▶ _Task to carry out_:
All the data should be repeated exactly. Any image in it is left out.

Start

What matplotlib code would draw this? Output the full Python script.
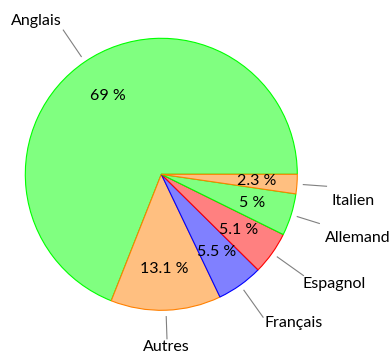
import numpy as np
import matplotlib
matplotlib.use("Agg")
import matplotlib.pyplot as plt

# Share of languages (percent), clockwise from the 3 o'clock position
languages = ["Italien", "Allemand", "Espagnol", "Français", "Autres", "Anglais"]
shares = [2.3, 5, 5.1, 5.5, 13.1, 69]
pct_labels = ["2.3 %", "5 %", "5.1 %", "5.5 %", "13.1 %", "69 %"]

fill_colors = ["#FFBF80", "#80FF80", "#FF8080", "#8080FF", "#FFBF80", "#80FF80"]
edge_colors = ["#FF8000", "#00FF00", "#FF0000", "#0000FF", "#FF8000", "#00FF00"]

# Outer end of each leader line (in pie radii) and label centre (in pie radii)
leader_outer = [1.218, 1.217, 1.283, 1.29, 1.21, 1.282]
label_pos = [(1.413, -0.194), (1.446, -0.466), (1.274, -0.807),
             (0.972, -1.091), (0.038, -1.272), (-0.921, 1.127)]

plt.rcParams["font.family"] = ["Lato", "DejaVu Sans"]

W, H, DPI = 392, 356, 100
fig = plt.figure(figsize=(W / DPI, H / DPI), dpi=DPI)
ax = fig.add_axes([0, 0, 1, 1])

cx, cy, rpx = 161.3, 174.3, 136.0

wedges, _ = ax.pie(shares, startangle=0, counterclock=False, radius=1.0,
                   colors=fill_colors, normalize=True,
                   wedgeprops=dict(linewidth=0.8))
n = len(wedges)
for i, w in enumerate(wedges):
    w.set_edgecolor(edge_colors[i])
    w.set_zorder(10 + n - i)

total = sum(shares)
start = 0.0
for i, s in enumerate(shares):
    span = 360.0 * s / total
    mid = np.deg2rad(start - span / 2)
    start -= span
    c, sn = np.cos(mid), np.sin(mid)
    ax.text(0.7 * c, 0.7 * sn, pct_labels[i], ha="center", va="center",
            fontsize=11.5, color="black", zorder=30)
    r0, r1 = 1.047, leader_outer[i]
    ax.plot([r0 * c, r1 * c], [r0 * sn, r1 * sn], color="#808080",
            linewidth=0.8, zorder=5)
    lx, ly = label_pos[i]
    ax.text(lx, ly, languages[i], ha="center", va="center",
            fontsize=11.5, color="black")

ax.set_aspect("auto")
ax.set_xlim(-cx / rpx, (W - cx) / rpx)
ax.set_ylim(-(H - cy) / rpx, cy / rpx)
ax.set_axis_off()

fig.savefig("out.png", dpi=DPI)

End

▶ _Reply_:
What matplotlib code would draw this? Output the full Python script.
import numpy as np
import matplotlib
matplotlib.use("Agg")
import matplotlib.pyplot as plt

# Share of languages (percent), clockwise from the 3 o'clock position
languages = ["Italien", "Allemand", "Espagnol", "Français", "Autres", "Anglais"]
shares = [2.3, 5, 5.1, 5.5, 13.1, 69]
pct_labels = ["2.3 %", "5 %", "5.1 %", "5.5 %", "13.1 %", "69 %"]

fill_colors = ["#FFBF80", "#80FF80", "#FF8080", "#8080FF", "#FFBF80", "#80FF80"]
edge_colors = ["#FF8000", "#00FF00", "#FF0000", "#0000FF", "#FF8000", "#00FF00"]

# Outer end of each leader line (in pie radii) and label centre (in pie radii)
leader_outer = [1.218, 1.217, 1.283, 1.29, 1.21, 1.282]
label_pos = [(1.413, -0.194), (1.446, -0.466), (1.274, -0.807),
             (0.972, -1.091), (0.038, -1.272), (-0.921, 1.127)]

plt.rcParams["font.family"] = ["Lato", "DejaVu Sans"]

W, H, DPI = 392, 356, 100
fig = plt.figure(figsize=(W / DPI, H / DPI), dpi=DPI)
ax = fig.add_axes([0, 0, 1, 1])

cx, cy, rpx = 161.3, 174.3, 136.0

wedges, _ = ax.pie(shares, startangle=0, counterclock=False, radius=1.0,
                   colors=fill_colors, normalize=True,
                   wedgeprops=dict(linewidth=0.8))
n = len(wedges)
for i, w in enumerate(wedges):
    w.set_edgecolor(edge_colors[i])
    w.set_zorder(10 + n - i)

total = sum(shares)
start = 0.0
for i, s in enumerate(shares):
    span = 360.0 * s / total
    mid = np.deg2rad(start - span / 2)
    start -= span
    c, sn = np.cos(mid), np.sin(mid)
    ax.text(0.7 * c, 0.7 * sn, pct_labels[i], ha="center", va="center",
            fontsize=11.5, color="black", zorder=30)
    r0, r1 = 1.047, leader_outer[i]
    ax.plot([r0 * c, r1 * c], [r0 * sn, r1 * sn], color="#808080",
            linewidth=0.8, zorder=5)
    lx, ly = label_pos[i]
    ax.text(lx, ly, languages[i], ha="center", va="center",
            fontsize=11.5, color="black")

ax.set_aspect("auto")
ax.set_xlim(-cx / rpx, (W - cx) / rpx)
ax.set_ylim(-(H - cy) / rpx, cy / rpx)
ax.set_axis_off()

fig.savefig("out.png", dpi=DPI)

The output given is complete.